Hungarian industrialist

Count Mihály Mátyás Cseszneky de Milvány et Csesznek (1910–1975) was a Hungarian industrialist and nobleman, and nominal Grand Voivode of Macedonia.

Count Mihály Cseszneky's father was an inventor and impoverished aristocrat, while his mother was the only daughter and heir of a wealthy grain merchant with extended commercial links throughout Austria-Hungary and the Balkans. After World War I, most of their properties were confiscated by the Serbian government.

In the 1930s, Count Cseszneky played an important role in the restoration of the mill industry of Hungary. In September 1943, after the forced abdication of his brother Count Gyula Cseszneky de Milvány et Csesznek, he was proclaimed Grand Voivode of Macedonia, but he did not respond to the offer. During the Nazi German occupation of Hungary he actively helped his former business partner Giorgio Perlasca to save the life of the persecuted Jews.

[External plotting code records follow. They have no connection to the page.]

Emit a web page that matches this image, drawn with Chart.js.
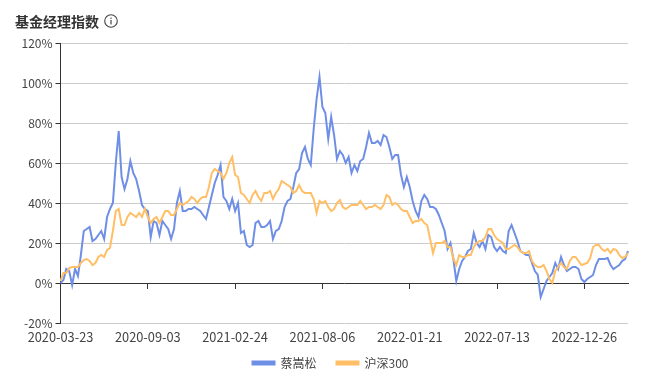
<!DOCTYPE html>
<html><head><meta charset="utf-8">
<style>
html,body{margin:0;padding:0;background:#fff;width:654px;height:390px;overflow:hidden}
#wrap{position:relative;width:654px;height:390px}
#title{position:absolute;left:15px;top:12px;font:700 14px/18px "Noto Sans CJK SC";color:#333}
#icon{position:absolute;left:104px;top:14px}
canvas{display:block}
</style>
<script src="https://cdn.jsdelivr.net/npm/chart.js@4"></script>
</head><body>
<div id="wrap">
<canvas id="c" width="654" height="390"></canvas>
<div id="title">基金经理指数</div>
<svg id="icon" width="14" height="14" viewBox="0 0 14 14"><circle cx="7" cy="7" r="6.3" fill="none" stroke="#444" stroke-width="1.1"/><rect x="6.4" y="6" width="1.2" height="4.4" fill="#444"/><rect x="6.4" y="3.6" width="1.2" height="1.3" fill="#444"/></svg>
</div>
<script>
const tickLabels = ["2020-03-23","2020-09-03","2021-02-24","2021-08-06","2022-01-21","2022-07-13","2022-12-26"];
const seriesNames = ["蔡嵩松","沪深300"];
const manager = [0,1.5,7,6,-1,7,3.5,14,26,27,28,21,22,24,26,22,33,37,40,60,76,53,47,52,61,55,52,46,39,37,
36,23,31,30,24,31,29,27,22,27,40,46,36,36,37,37,38,37,36,34,32,38,44,50,54,59,43,41,37,42,
36,40,25,26,19,18,19,30,31,28,28,29,31,22,26,27,31,38,41,42,48,55,57,65,68,62,59,77,92,103,
88,85,72,83,74,62,66,64,60,63,55,59,56,61,62,68,75,70,70,71,69,74,73,68,62,64,64,54,48,53,
48,41,36,33,41,44,42,38,38,37,34,30,26,17,20,12,1,7,11,13,16,17,25,20,18,21,17,24,23,18,
16,18,16,15,26,29,25,21,16,15,14,14,10,6,4,-7,-3,1,3,5,10,7,13,9,6,7,8,8,7,2,
0.5,2,3,4,9,12,12,12,12.5,9,7,8,9,11,12,16];
const index300 = [1,5,5,7.5,8,8,8,10,11.5,12,11,9,10,13,14,13,16.5,17.5,26,36,37,29,29,33,35,34,33,35,33,37,
33,30,32,33,30,33,36,36,34,34,37,40,39,40,41,43,42,40,42,43,43,48,55,57,56,55,52,55,60,63,
54,53,45,44,42,40,44,46,43,41,45,45,46,42,45,47,51,50,49,48,45,46,49,46,45,45,45,42,35,41,
40,41,38,36,37,40,41.5,38,37,38,39,39,39,41,39,37,38,38,39,38,37,39,44,43,39,40,39,37,36,36,
33,30,31,31,32,30,29,22,15,20,20,20,21,18,18,12,9,14,13,13,14,14,18,20,21,21,23,27,27,24,
22,21,20,17,17,18,19,18,16,15,15,16,11,9,8,8,9,6,2,0,6,8,10,8,7,11,13,13,11,9,
9.5,10,12.5,18,19,19,17,16,17,15,17,16.5,14,12.5,13,15];
const tickEvery = 30;
const categories = manager.map((_, i) => i % tickEvery === 0 ? tickLabels[i / tickEvery] : "");
const font = '"Noto Sans CJK SC"';
const showTick = function (v, i) { return i % tickEvery === 0 ? categories[i] : null; };
new Chart(document.getElementById('c'), {
  type: 'line',
  data: { labels: categories, datasets: [
    { label: seriesNames[0], data: manager, borderColor: '#6f8fe6', backgroundColor: '#6f8fe6', borderWidth: 2, pointRadius: 0, tension: 0, order: 2 },
    { label: seriesNames[1], data: index300, borderColor: '#ffbf66', backgroundColor: '#ffbf66', borderWidth: 2, pointRadius: 0, tension: 0, order: 1 }
  ]},
  options: {
    responsive: false, animation: false, devicePixelRatio: 1,
    layout: { padding: { top: 43, right: 0, left: 7, bottom: 11 } },
    plugins: {
      title: { display: false }, tooltip: { enabled: false },
      legend: { position: 'bottom', align: 'center',
        labels: { boxWidth: 22, boxHeight: 3, padding: 20, color: '#444', font: { family: font, size: 12 },
          sort: (a, b) => a.datasetIndex - b.datasetIndex } }
    },
    scales: {
      x: { type: 'category', axis: 'x', position: { y: 0 },
        afterFit(s) { s.paddingLeft = 0; s.paddingRight = 0; },
        grid: { drawOnChartArea: false, drawTicks: true, tickLength: 5, tickColor: '#333' },
        border: { display: true, color: '#333', width: 1 },
        ticks: { autoSkip: false, maxRotation: 0, minRotation: 0, padding: 41, color: '#444', font: { family: font, size: 12.8 }, callback: showTick } },
      spacer: { type: 'category', axis: 'x', position: 'bottom', labels: [''],
        grid: { display: false }, border: { display: false }, ticks: { display: false },
        afterFit(s) { s.height = 14; } },
      rightSpacer: { type: 'linear', axis: 'y', position: 'right',
        grid: { display: false }, border: { display: false }, ticks: { display: false },
        afterFit(s) { s.width = 26; } },
      y: { min: -20, max: 120,
        afterFit(s) { s.width = 53.5; },
        grid: { color: '#ccc', lineWidth: 1, tickLength: 5, tickColor: '#333' },
        border: { display: true, color: '#333', width: 1 },
        ticks: { stepSize: 20, padding: 3, color: '#444', font: { family: font, size: 12 }, callback: v => v + '%' } }
    }
  }
});
</script>
</body></html>
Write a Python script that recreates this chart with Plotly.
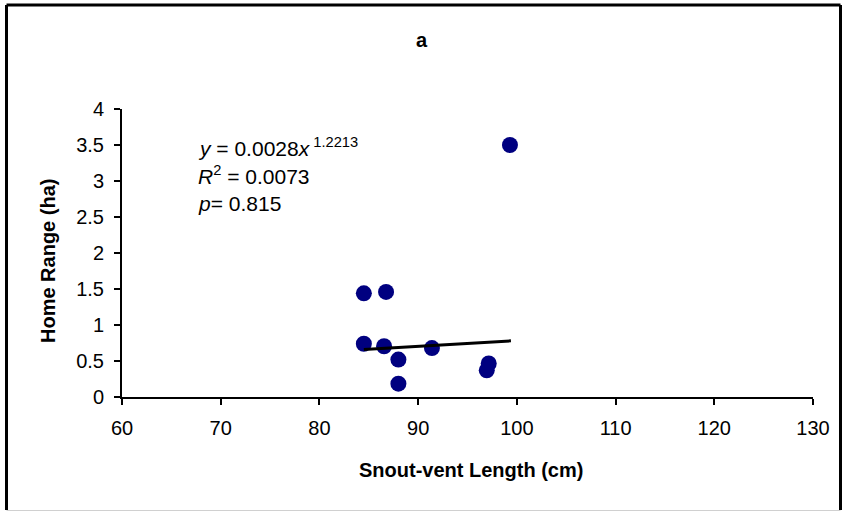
import plotly.graph_objects as go

# Data
svl_cm = [84.5, 86.75, 84.5, 86.55, 88.0, 88.0, 91.4, 97.15, 96.95, 99.3]
home_range_ha = [1.44, 1.46, 0.74, 0.705, 0.52, 0.185, 0.68, 0.465, 0.37, 3.50]

trend_x = [84.5, 99.4]
trend_y = [0.66, 0.78]

x_ticks = [60, 70, 80, 90, 100, 110, 120, 130]
y_ticks = [0, 0.5, 1, 1.5, 2, 2.5, 3, 3.5, 4]

FONT = "Liberation Sans, Arial, sans-serif"
W, H = 843, 512
L, R, T, B = 122, 30, 109, 115
PW, PH = W - L - R, H - T - B


def px(xp):
    return (xp - L) / PW


def py(yp):
    return (H - B - yp) / PH


fig = go.Figure()
fig.add_trace(go.Scatter(
    x=svl_cm, y=home_range_ha, mode="markers",
    marker=dict(color="#000080", size=16, line=dict(width=0)),
    showlegend=False, hoverinfo="skip"))
fig.add_trace(go.Scatter(
    x=trend_x, y=trend_y, mode="lines",
    line=dict(color="black", width=3),
    showlegend=False, hoverinfo="skip"))

axis_common = dict(
    showgrid=False, zeroline=False, showline=True, linecolor="black",
    linewidth=2, ticks="outside", ticklen=6, tickwidth=2, tickcolor="black",
    tickfont=dict(family=FONT, size=20, color="black"))

fig.update_xaxes(range=[60, 130], tickvals=x_ticks,
                 ticktext=[str(v) for v in x_ticks], ticklabelstandoff=6,
                 **axis_common)
fig.update_yaxes(range=[0, 4], tickvals=y_ticks,
                 ticktext=[("%g" % v) for v in y_ticks], ticklabelstandoff=6,
                 **axis_common)

annotations = [
    dict(text="<b>a</b>", x=px(422), y=py(40), xanchor="center", yanchor="middle",
         font=dict(size=20)),
    dict(text="<b>Snout-vent Length (cm)</b>", x=px(471), y=py(470),
         xanchor="center", yanchor="middle", font=dict(size=20)),
    dict(text="<b>Home Range (ha)</b>", x=px(48), y=py(261), textangle=-90,
         xanchor="center", yanchor="middle", font=dict(size=20)),
    dict(text="<i>y</i> = 0.0028<i>x</i><sup> 1.2213</sup>", x=px(196), y=py(147),
         xanchor="left", yanchor="middle", font=dict(size=21)),
    dict(text="<i>R</i><sup>2</sup> = 0.0073", x=px(196), y=py(175),
         xanchor="left", yanchor="middle", font=dict(size=21)),
    dict(text="<i>p</i>= 0.815", x=px(196), y=py(203),
         xanchor="left", yanchor="middle", font=dict(size=21)),
]
for a in annotations:
    a.update(xref="paper", yref="paper", showarrow=False)
    a["font"].update(family=FONT, color="black")

shapes = [
    dict(type="line", x0=px(6.5), x1=px(6.5), y0=py(5), y1=py(510)),
    dict(type="line", x0=px(6.5), x1=px(840.5), y0=py(5), y1=py(5)),
    dict(type="line", x0=px(840.5), x1=px(840.5), y0=py(5), y1=py(510)),
]
for s in shapes:
    s.update(xref="paper", yref="paper", line=dict(color="black", width=3))
shapes.append(dict(type="line", xref="paper", yref="paper", x0=px(6.5), x1=px(840.5),
                   y0=py(510.5), y1=py(510.5), line=dict(color="#d0d0d0", width=1)))

fig.update_layout(
    width=W, height=H, margin=dict(l=L, r=R, t=T, b=B, autoexpand=False),
    paper_bgcolor="white", plot_bgcolor="white",
    font=dict(family=FONT, color="black"),
    annotations=annotations, shapes=shapes, showlegend=False)

fig.write_html(
    "out.html",
    config={"displayModeBar": False},
    post_script="document.body.style.margin='0';document.body.style.overflow='hidden';",
)
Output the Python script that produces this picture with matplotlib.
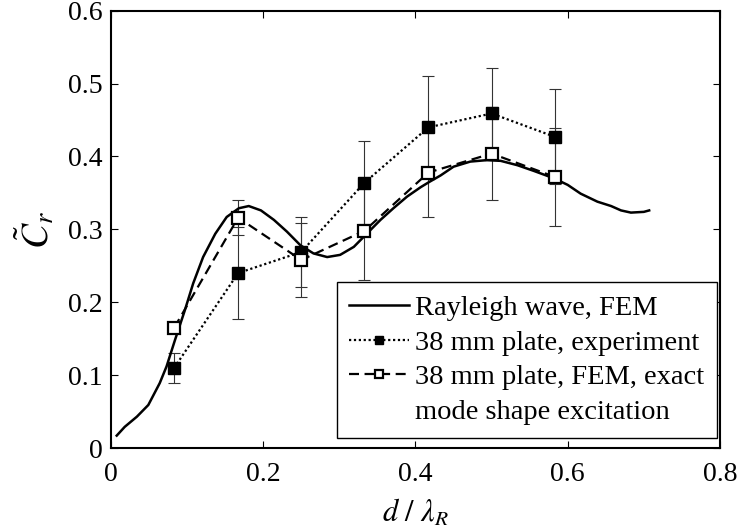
import numpy as np
import matplotlib.pyplot as plt
from matplotlib.lines import Line2D
from matplotlib.ticker import FuncFormatter

plt.rcParams['font.family'] = ['Liberation Serif', 'DejaVu Serif']
plt.rcParams['mathtext.fontset'] = 'stix'

# Rayleigh wave, FEM (solid curve)
ray_x = [0.0075, 0.018, 0.034, 0.049, 0.064, 0.073, 0.084, 0.097, 0.108, 0.121,
         0.137, 0.152, 0.168, 0.181, 0.197, 0.214, 0.231, 0.249, 0.266, 0.284,
         0.301, 0.319, 0.336, 0.354, 0.371, 0.389, 0.407, 0.418, 0.433, 0.450,
         0.472, 0.494, 0.512, 0.534, 0.556, 0.582, 0.600, 0.617, 0.639, 0.657,
         0.670, 0.683, 0.700, 0.707]
ray_y = [0.017, 0.029, 0.043, 0.059, 0.089, 0.112, 0.148, 0.189, 0.226, 0.262,
         0.294, 0.317, 0.329, 0.332, 0.326, 0.313, 0.297, 0.278, 0.267, 0.262,
         0.265, 0.276, 0.294, 0.313, 0.329, 0.345, 0.358, 0.365, 0.374, 0.386,
         0.393, 0.395, 0.394, 0.388, 0.380, 0.370, 0.361, 0.349, 0.338, 0.332,
         0.326, 0.323, 0.324, 0.326]

# measurement positions d / lambda_R
pos = [0.083, 0.167, 0.250, 0.333, 0.417, 0.500, 0.583]

# 38 mm plate, experiment
exp_y = [0.110, 0.240, 0.269, 0.364, 0.440, 0.459, 0.427]
exp_err = [0.021, 0.063, 0.048, 0.057, 0.070, 0.062, 0.065]

# 38 mm plate, FEM, exact mode shape excitation
fem_y = [0.165, 0.316, 0.258, 0.298, 0.378, 0.404, 0.372]
fem_err = [0.0, 0.024, 0.051, 0.068, 0.061, 0.064, 0.067]

fig = plt.figure(figsize=(7.43, 5.31), dpi=100)
ax = fig.add_axes([0.1494, 0.1563, 0.8196, 0.8235])

ax.errorbar(pos, exp_y, yerr=exp_err, fmt='none', ecolor='#333333',
            elinewidth=0.8, capsize=4, capthick=0.8, zorder=1)
ax.errorbar(pos, fem_y, yerr=fem_err, fmt='none', ecolor='#333333',
            elinewidth=0.8, capsize=4, capthick=0.8, zorder=1)

l1, = ax.plot(ray_x, ray_y, '-', color='black', lw=1.8, zorder=2)
l2, = ax.plot(pos, exp_y, color='black', lw=1.6, linestyle=(0, (1, 1.2)),
              marker='s', ms=8.5, mfc='black', mec='black', zorder=3)
l3, = ax.plot(pos, fem_y, color='black', lw=1.6, linestyle=(0, (4.5, 2.5)),
              marker='s', ms=8.5, mfc='white', mec='black', mew=1.6, zorder=4)

ax.set_xlim(0, 0.8)
ax.set_ylim(0, 0.6)
ax.set_xticks([0, 0.2, 0.4, 0.6, 0.8])
ax.set_yticks([0, 0.1, 0.2, 0.3, 0.4, 0.5, 0.6])
fmt = FuncFormatter(lambda v, p: f'{v:g}')
ax.xaxis.set_major_formatter(fmt)
ax.yaxis.set_major_formatter(fmt)
ax.tick_params(axis='both', direction='in', length=5, width=0.8, top=True,
               right=True, labelsize=20)
ax.tick_params(axis='x', pad=10)
ax.tick_params(axis='y', pad=6)
for s in ax.spines.values():
    s.set_linewidth(1.5)

ax.set_xlabel(r'$d\ /\ \lambda_R$', fontsize=22, labelpad=8)
ax.set_ylabel(r'$\tilde{C}_r$', fontsize=27, labelpad=8)

blank = Line2D([], [], linestyle='none')
leg = ax.legend([l1, l2, l3, blank],
                ['Rayleigh wave, FEM', '38 mm plate, experiment',
                 '38 mm plate, FEM, exact', 'mode shape excitation'],
                loc='lower right', bbox_to_anchor=(0.995, 0.023),
                borderaxespad=0, fontsize=20.5, frameon=True, fancybox=False,
                edgecolor='black', framealpha=1, handlelength=2.1,
                handletextpad=0.2, labelspacing=0.31, borderpad=0.45,
                markerscale=0.75)
leg.get_frame().set_linewidth(1.0)

fig.savefig('out.png', dpi=100)
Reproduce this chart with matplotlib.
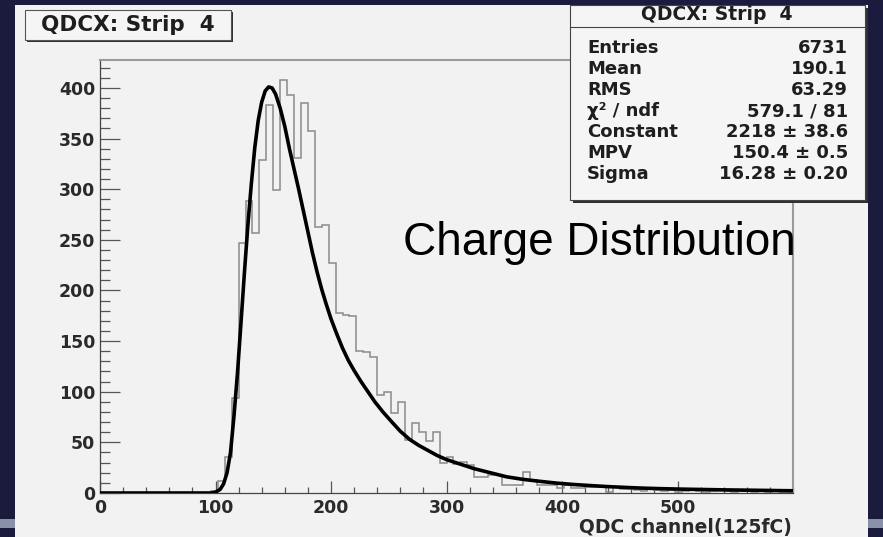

After World War II his properties were confiscated by the Hungarian and Yugoslav Communist regimes. As an aristocrat and prominent supporter of the Civic Democratic Party, he was labelled a class enemy and was deported to a re-education camp, along with his wife and young children. As a political prisoner, Count Mihály Cseszneky spent several years in jail and forced labour camps in Komló and Sztálinváros. He died in 1975.

Count Mihály married a Hungarian noble lady with whom he had four children, among them Count László Cseszneky de Milvány et Csesznek, whose son Count Miklós Cseszneky de Milvány et Csesznek is the current head of the family.